YOUR OBJECTIVE:
Your task is to retype, word for word, the lines from the start of the data through the line holding "for the legend". Do not include the pictures.

[Code that draws figures]
+ + + + +

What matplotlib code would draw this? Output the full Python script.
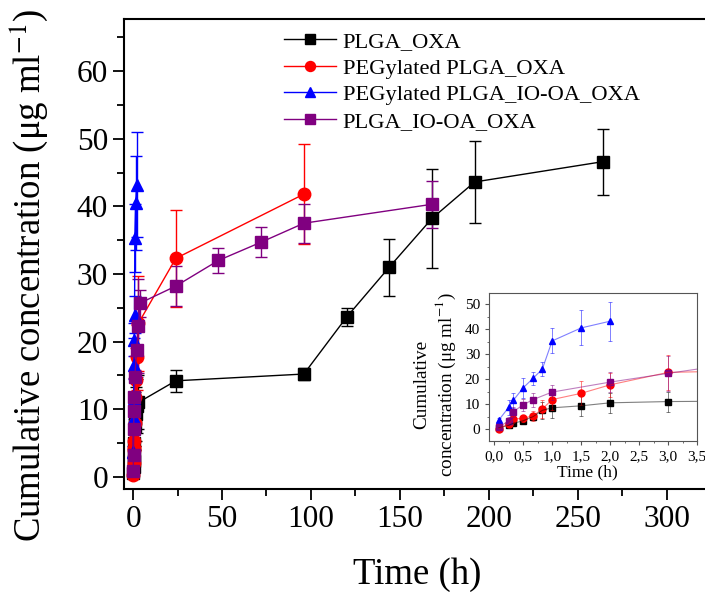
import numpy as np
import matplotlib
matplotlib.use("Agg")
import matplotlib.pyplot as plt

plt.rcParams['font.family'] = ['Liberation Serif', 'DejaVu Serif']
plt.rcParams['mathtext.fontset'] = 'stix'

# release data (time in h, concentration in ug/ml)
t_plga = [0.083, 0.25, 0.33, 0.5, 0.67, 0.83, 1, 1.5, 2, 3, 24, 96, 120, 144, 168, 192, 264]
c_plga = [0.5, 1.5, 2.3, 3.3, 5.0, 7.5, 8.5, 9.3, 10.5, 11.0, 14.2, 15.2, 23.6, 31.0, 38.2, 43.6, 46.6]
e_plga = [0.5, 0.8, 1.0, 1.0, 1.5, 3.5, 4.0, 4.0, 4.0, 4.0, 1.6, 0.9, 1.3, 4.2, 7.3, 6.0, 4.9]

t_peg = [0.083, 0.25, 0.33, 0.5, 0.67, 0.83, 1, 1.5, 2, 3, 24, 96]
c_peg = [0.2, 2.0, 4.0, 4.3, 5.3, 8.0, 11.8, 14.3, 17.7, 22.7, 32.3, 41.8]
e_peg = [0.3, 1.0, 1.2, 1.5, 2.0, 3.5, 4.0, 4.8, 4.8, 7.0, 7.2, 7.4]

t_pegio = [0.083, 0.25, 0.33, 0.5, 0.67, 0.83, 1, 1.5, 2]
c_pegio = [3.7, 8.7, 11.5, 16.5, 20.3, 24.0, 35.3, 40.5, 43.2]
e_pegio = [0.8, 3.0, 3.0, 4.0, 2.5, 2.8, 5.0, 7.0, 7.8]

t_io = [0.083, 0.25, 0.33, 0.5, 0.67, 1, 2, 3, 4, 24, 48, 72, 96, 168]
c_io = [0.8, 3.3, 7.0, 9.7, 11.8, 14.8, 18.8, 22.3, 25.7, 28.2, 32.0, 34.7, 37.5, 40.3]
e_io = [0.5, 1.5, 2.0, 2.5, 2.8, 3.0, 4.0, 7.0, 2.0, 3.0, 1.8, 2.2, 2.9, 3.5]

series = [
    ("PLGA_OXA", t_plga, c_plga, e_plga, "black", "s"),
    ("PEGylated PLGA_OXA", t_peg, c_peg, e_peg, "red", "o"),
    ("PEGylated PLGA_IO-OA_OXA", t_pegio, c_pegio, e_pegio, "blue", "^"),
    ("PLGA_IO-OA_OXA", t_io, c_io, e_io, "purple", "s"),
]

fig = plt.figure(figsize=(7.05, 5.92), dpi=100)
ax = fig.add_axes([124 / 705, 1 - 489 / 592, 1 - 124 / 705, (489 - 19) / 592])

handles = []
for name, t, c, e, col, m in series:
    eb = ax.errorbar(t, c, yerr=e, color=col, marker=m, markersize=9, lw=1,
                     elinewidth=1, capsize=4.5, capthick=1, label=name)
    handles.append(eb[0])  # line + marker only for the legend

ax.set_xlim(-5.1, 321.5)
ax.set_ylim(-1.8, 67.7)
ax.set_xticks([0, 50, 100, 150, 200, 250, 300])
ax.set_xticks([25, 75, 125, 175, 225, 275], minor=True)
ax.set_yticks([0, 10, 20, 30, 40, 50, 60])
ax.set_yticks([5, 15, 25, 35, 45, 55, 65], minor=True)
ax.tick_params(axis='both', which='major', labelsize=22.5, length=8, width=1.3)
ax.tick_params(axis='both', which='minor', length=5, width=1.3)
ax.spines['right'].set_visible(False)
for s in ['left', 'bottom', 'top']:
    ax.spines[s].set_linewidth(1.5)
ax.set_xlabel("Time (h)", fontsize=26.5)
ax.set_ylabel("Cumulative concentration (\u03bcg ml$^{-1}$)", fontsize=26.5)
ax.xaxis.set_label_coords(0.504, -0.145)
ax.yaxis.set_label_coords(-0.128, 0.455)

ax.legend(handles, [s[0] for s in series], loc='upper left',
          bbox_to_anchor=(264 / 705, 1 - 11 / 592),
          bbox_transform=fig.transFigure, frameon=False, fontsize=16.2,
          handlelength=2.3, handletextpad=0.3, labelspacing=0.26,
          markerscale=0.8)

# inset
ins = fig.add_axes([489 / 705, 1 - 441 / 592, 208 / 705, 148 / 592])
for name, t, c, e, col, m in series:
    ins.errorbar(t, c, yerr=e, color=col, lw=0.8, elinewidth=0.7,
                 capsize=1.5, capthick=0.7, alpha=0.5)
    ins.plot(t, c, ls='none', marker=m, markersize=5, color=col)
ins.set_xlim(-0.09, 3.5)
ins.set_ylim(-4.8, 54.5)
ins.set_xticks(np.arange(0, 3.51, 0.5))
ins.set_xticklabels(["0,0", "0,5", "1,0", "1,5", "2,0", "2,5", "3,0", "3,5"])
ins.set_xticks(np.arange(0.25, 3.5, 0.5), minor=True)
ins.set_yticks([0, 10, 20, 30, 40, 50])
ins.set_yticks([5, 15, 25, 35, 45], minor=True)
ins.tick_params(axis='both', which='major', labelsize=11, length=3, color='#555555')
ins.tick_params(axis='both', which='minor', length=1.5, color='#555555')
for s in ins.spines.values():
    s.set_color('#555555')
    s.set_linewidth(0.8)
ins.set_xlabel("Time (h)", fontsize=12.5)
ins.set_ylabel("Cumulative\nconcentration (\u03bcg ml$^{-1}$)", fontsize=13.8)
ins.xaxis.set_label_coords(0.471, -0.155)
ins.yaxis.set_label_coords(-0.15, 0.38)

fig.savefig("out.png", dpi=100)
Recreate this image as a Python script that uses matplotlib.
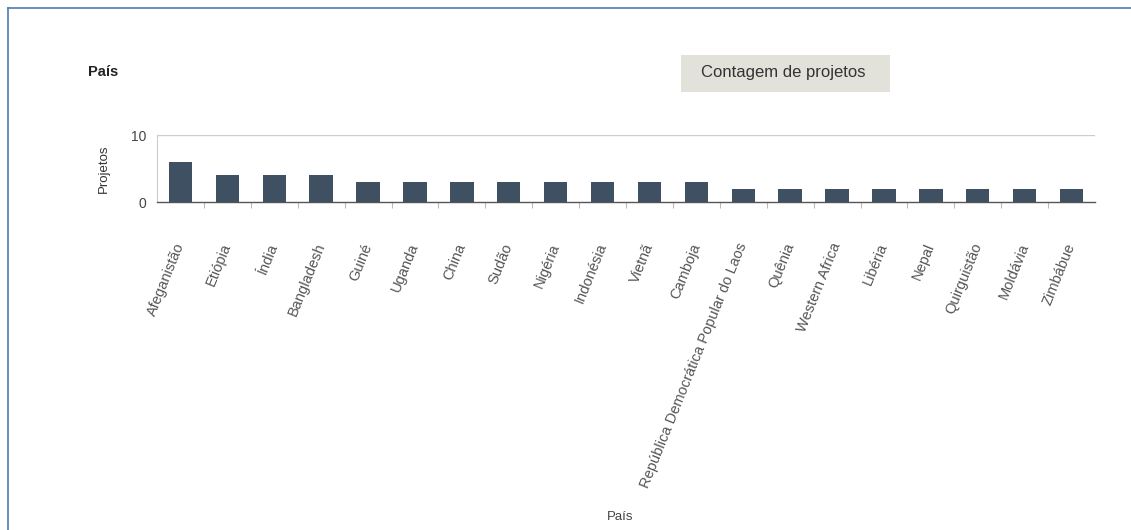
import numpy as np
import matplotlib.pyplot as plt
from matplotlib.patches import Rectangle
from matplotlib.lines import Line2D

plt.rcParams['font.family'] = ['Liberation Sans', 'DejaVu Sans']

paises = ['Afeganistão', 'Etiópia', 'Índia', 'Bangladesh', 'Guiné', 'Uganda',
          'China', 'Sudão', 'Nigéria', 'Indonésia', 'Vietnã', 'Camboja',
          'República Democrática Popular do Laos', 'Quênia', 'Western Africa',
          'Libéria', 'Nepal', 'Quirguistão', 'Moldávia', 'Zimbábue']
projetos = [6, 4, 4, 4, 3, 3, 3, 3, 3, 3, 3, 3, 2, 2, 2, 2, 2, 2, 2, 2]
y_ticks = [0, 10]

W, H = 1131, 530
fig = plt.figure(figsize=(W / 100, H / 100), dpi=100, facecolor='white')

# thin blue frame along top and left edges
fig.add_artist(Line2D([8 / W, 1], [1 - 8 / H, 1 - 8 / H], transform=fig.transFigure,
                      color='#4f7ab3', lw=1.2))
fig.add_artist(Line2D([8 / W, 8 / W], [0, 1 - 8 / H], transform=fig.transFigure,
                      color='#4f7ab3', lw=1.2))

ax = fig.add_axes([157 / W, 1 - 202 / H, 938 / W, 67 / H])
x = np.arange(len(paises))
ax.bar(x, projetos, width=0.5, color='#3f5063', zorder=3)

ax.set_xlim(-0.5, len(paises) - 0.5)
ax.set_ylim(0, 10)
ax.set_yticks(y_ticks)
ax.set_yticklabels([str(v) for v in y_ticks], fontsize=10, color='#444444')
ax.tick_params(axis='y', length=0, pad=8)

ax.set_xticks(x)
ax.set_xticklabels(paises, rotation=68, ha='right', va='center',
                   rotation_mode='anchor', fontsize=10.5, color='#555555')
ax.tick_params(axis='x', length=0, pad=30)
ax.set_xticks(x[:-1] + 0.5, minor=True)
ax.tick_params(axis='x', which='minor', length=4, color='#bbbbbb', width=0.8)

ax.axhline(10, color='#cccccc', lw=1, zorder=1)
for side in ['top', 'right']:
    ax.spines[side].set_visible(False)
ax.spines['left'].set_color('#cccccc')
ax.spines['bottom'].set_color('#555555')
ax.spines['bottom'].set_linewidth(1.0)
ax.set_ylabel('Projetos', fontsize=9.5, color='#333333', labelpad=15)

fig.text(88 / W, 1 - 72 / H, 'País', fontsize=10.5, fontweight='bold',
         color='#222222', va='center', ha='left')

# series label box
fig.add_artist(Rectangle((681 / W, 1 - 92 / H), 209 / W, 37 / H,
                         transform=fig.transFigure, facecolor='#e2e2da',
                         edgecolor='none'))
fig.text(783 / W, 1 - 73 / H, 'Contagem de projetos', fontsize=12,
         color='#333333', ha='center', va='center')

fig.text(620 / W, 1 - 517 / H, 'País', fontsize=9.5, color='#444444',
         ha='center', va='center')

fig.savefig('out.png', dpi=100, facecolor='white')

+ + + + +

FULL SOLUTION:
What matplotlib code would draw this? Output the full Python script.
import numpy as np
import matplotlib
matplotlib.use("Agg")
import matplotlib.pyplot as plt

plt.rcParams['font.family'] = ['Liberation Serif', 'DejaVu Serif']
plt.rcParams['mathtext.fontset'] = 'stix'

# release data (time in h, concentration in ug/ml)
t_plga = [0.083, 0.25, 0.33, 0.5, 0.67, 0.83, 1, 1.5, 2, 3, 24, 96, 120, 144, 168, 192, 264]
c_plga = [0.5, 1.5, 2.3, 3.3, 5.0, 7.5, 8.5, 9.3, 10.5, 11.0, 14.2, 15.2, 23.6, 31.0, 38.2, 43.6, 46.6]
e_plga = [0.5, 0.8, 1.0, 1.0, 1.5, 3.5, 4.0, 4.0, 4.0, 4.0, 1.6, 0.9, 1.3, 4.2, 7.3, 6.0, 4.9]

t_peg = [0.083, 0.25, 0.33, 0.5, 0.67, 0.83, 1, 1.5, 2, 3, 24, 96]
c_peg = [0.2, 2.0, 4.0, 4.3, 5.3, 8.0, 11.8, 14.3, 17.7, 22.7, 32.3, 41.8]
e_peg = [0.3, 1.0, 1.2, 1.5, 2.0, 3.5, 4.0, 4.8, 4.8, 7.0, 7.2, 7.4]

t_pegio = [0.083, 0.25, 0.33, 0.5, 0.67, 0.83, 1, 1.5, 2]
c_pegio = [3.7, 8.7, 11.5, 16.5, 20.3, 24.0, 35.3, 40.5, 43.2]
e_pegio = [0.8, 3.0, 3.0, 4.0, 2.5, 2.8, 5.0, 7.0, 7.8]

t_io = [0.083, 0.25, 0.33, 0.5, 0.67, 1, 2, 3, 4, 24, 48, 72, 96, 168]
c_io = [0.8, 3.3, 7.0, 9.7, 11.8, 14.8, 18.8, 22.3, 25.7, 28.2, 32.0, 34.7, 37.5, 40.3]
e_io = [0.5, 1.5, 2.0, 2.5, 2.8, 3.0, 4.0, 7.0, 2.0, 3.0, 1.8, 2.2, 2.9, 3.5]

series = [
    ("PLGA_OXA", t_plga, c_plga, e_plga, "black", "s"),
    ("PEGylated PLGA_OXA", t_peg, c_peg, e_peg, "red", "o"),
    ("PEGylated PLGA_IO-OA_OXA", t_pegio, c_pegio, e_pegio, "blue", "^"),
    ("PLGA_IO-OA_OXA", t_io, c_io, e_io, "purple", "s"),
]

fig = plt.figure(figsize=(7.05, 5.92), dpi=100)
ax = fig.add_axes([124 / 705, 1 - 489 / 592, 1 - 124 / 705, (489 - 19) / 592])

handles = []
for name, t, c, e, col, m in series:
    eb = ax.errorbar(t, c, yerr=e, color=col, marker=m, markersize=9, lw=1,
                     elinewidth=1, capsize=4.5, capthick=1, label=name)
    handles.append(eb[0])  # line + marker only for the legend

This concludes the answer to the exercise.